Ia bahkan menduga ada tarik-menarik kepentingan politik yang membuat proses pelantikan KPID mandek tak berujung.
“Jika ini dibiarkan, ruang siar bisa menjadi liar dan destruktif. Kita sedang membuka peluang penyalahgunaan frekuensi publik,” katanya mengingatkan.
Suara serupa juga datang dari aktivis penyiaran Kepri, Sarah Meidina Husein, yang menyoroti dampak kekosongan ini terhadap digitalisasi siaran dan perlindungan publik dari konten bermasalah.
“Tanpa KPID, siapa yang memverifikasi pengaduan masyarakat? Siapa yang memberikan edukasi literasi media? Banyak konten kekerasan verbal, politik identitas, bahkan iklan terselubung luput dari pantauan,” ungkap Sarah.
Ia menyebut, ruang siar di Kepri kini seperti halaman rumah tanpa pagar dan penjaga, rawan dimasuki konten yang bisa membentuk opini publik secara negatif—terutama di kalangan anak muda.
“Media bukan sekadar hiburan. Ini alat pembentuk cara pikir. Kalau dibiarkan liar, kita sedang mencetak generasi yang dijejali konten tak sehat,” ujarnya.
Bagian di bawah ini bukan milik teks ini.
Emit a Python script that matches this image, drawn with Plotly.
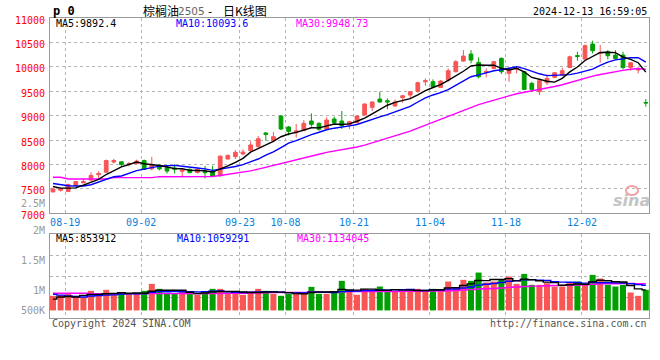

Sarah juga menyesalkan macetnya pembinaan terhadap lembaga penyiaran komunitas di Kepri, yang seharusnya menjadi ujung tombak demokrasi informasi berbasis lokal.
Di tengah derasnya arus informasi digital dan kompleksitas isu sosial politik, ketiadaan KPID di Kepri bukan sekadar soal administratif. Ini menyangkut masa depan literasi publik, integritas penyiaran, dan kualitas demokrasi lokal.
Pertanyaannya kini: sampai kapan Kepri membiarkan jagat siaran tanpa penjaga?